Mission Bay Handling System (MBHS)
Mission Bay Handling System (MBHS). (Photo by Rolls-Royce)

The Mission Bay Handling System (MBHS) transforms a ship’s mission bay into a multi-purpose, flexible space allowing it to adapt to a variety of operational situations. It offers countless possibilities for ship operators – from storage of all types of cargo, munitions, and containerised mission modules, eliminating the need for a dockside crane. Next-generation surface combatants will carry a variety of manned and unmanned off-board vehicles and modular mission packages. The MBHS has been designed to provide an adaptable and flexible integration solution suitable for a wide range of naval operations, both today and tomorrow. The precisely controlled hydraulic boom will efficiently and safely deploy and retrieve manned/unmanned surface vessels in challenging sea conditions up to sea state 6.

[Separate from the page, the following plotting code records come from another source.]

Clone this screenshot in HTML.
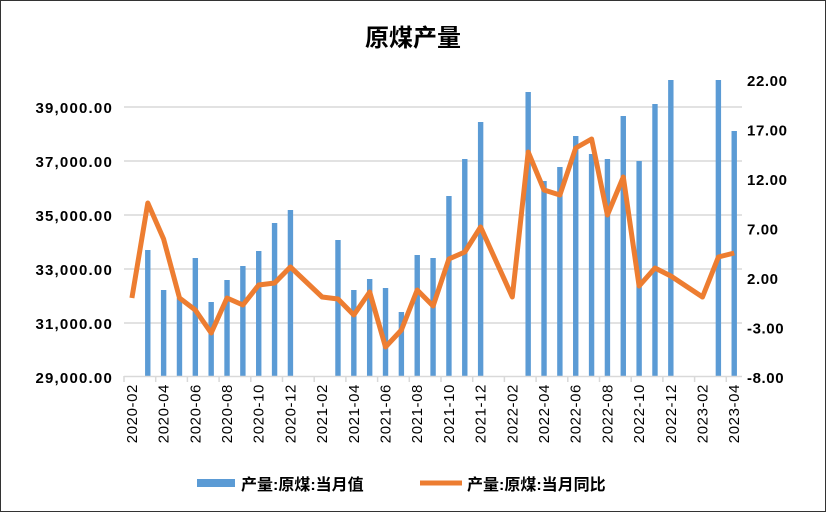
<!DOCTYPE html>
<html><head><meta charset="utf-8"><style>
body{margin:0;background:#fff}
svg{display:block;font-family:"Liberation Sans","Noto Sans CJK SC",sans-serif}
</style></head><body>
<svg id="s" width="826" height="512" viewBox="0 0 826 512">
<rect x="0.5" y="0.5" width="825" height="511" fill="#fff" stroke="#333"/>
<text x="413" y="46" text-anchor="middle" font-size="24" font-weight="bold" fill="#000">原煤产量</text>
<g id="g"></g>
<rect x="197" y="479" width="38" height="8" fill="#5b9bd5"/>
<text x="241" y="490" font-size="16" font-weight="bold" fill="#000">产量:原煤:当月值</text>
<line x1="420" y1="483" x2="462" y2="483" stroke="#ed7d31" stroke-width="5"/>
<text x="467" y="490" font-size="16" font-weight="bold" fill="#000">产量:原煤:当月同比</text>
</svg>
<script>
var g=document.getElementById('g'),h='';
var L=124,W=15.85;
var yl=['39,000.00','37,000.00','35,000.00','33,000.00','31,000.00','29,000.00'];
var yr=['22.00','17.00','12.00','7.00','2.00','-3.00','-8.00'];
for(var i=0;i<5;i++){var y=107+i*54;h+='<line x1="'+L+'" x2="742" y1="'+y+'" y2="'+y+'" stroke="#d9d9d9" stroke-width="1.5"/>';}
for(i=0;i<6;i++){h+='<text x="113" y="'+(107+i*54+6)+'" text-anchor="end" font-size="15" font-weight="bold" letter-spacing="1.2">'+yl[i]+'</text>';}
for(i=0;i<7;i++){h+='<text x="747" y="'+(80+i*49.5+6)+'" font-size="15" font-weight="bold" letter-spacing="0.6">'+yr[i]+'</text>';}
var tops=[null,250,290,298,258,302,280,266,251,223,210,null,null,240,290,279,288,312,255,258,196,159,122,null,null,92,181,167,136,154,159,116,161,104,80,null,null,80,131];
for(i=0;i<39;i++){if(tops[i]!==null){var cx=L+(i+0.5)*W;h+='<rect x="'+(cx-2.7)+'" y="'+tops[i]+'" width="5.4" height="'+(376-tops[i])+'" fill="#5b9bd5"/>';}}
h+='<line x1="'+L+'" x2="742" y1="376.5" y2="376.5" stroke="#d9d9d9" stroke-width="1.5"/>';
for(i=0;i<=39;i+=2){var x=L+i*W;h+='<line x1="'+x+'" x2="'+x+'" y1="376" y2="382" stroke="#d9d9d9" stroke-width="1.5"/>';}
var lab=[];for(var yy=2020;yy<=2023;yy++)for(var m=1;m<=12;m++)lab.push(yy+'-'+(m<10?'0':'')+m);
for(i=0;i<39;i+=2){var cx=L+(i+0.5)*W+5;var t=lab[i+1];h+='<text transform="translate('+cx+',384) rotate(-90)" text-anchor="end" font-size="15" letter-spacing="0.6">'+t+'</text>';}
var ln=[298,203,239,298,310,333,298,305,285,283,267,null,297,299,315,292,347,330,290,306,259,252,227,null,297,152,190,195,148,139,215,177,286,268,276,null,297,257,253];
var p='';for(i=0;i<39;i++){if(ln[i]!==null){p+=(p?' L':'M')+(L+(i+0.5)*W).toFixed(1)+' '+ln[i];}}
h+='<path d="'+p+'" fill="none" stroke="#ed7d31" stroke-width="5" stroke-linejoin="round"/>';
g.innerHTML=h;
</script>
</body></html>
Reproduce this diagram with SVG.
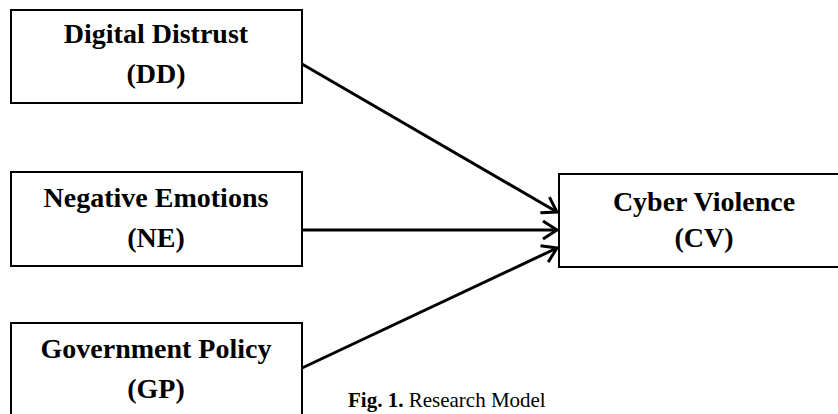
<svg xmlns="http://www.w3.org/2000/svg" width="838" height="414" viewBox="0 0 838 414">
<style>
.box{fill:#fff;stroke:#000;stroke-width:2}
.t{font-family:"Liberation Serif","Times New Roman",serif;font-weight:bold;font-size:28px;text-anchor:middle;fill:#000}
.cap{font-family:"Liberation Serif","Times New Roman",serif;font-size:21px;fill:#000}
.c{fill:none;stroke:#000;stroke-width:3}
</style>
<defs>
<marker id="ah" markerUnits="userSpaceOnUse" markerWidth="20" markerHeight="24" viewBox="0 0 20 24" refX="18" refY="12" orient="auto">
<path d="M4,3 L18,12 L4,21" fill="none" stroke="#000" stroke-width="3"/>
</marker>
</defs>
<rect width="838" height="414" fill="#fff"/>
<g id="connectors">
<line class="c" x1="302" y1="64" x2="557" y2="212" marker-end="url(#ah)"/>
<line class="c" x1="302" y1="230" x2="557" y2="230" marker-end="url(#ah)"/>
<line class="c" x1="302" y1="368" x2="557" y2="248" marker-end="url(#ah)"/>
</g>
<g id="DD">
<rect class="box" x="11" y="10" width="291" height="93"/>
<text class="t" x="156" y="43">Digital Distrust</text>
<text class="t" x="156" y="83">(DD)</text>
</g>
<g id="NE">
<rect class="box" x="11" y="172" width="291" height="94"/>
<text class="t" x="156" y="207">Negative Emotions</text>
<text class="t" x="156" y="247">(NE)</text>
</g>
<g id="GP">
<rect class="box" x="11" y="323" width="291" height="100"/>
<text class="t" x="156" y="358">Government Policy</text>
<text class="t" x="156" y="398">(GP)</text>
</g>
<g id="CV">
<rect class="box" x="559" y="174" width="300" height="93"/>
<text class="t" x="704" y="211">Cyber Violence</text>
<text class="t" x="704" y="247">(CV)</text>
</g>
<text class="cap" x="348" y="407"><tspan font-weight="bold">Fig. 1.</tspan> Research Model</text>
</svg>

The MBHS enables efficient deployment and recovery of manned/unmanned crafts from both sides of the ship. Containerised mission packages can be moved on an open deck or inside a mission bay, without the aid of a dockside crane. Construction of the very first system for the UK’s Global Combat Ship variant, the Type 26 City-class frigates, is well underway at Canadian Naval Handling facility in Peterborough, Ontario where the system is designed, assembled and tested. This first system will be delivered to the UK in early 2024 and is now fully assembled and operational. In the coming months we will be focusing on software integration as we look to complete factory testing and design validation later this year. This unique, multi-mission system is a key feature of BAE Systems’ Global Combat Ship design.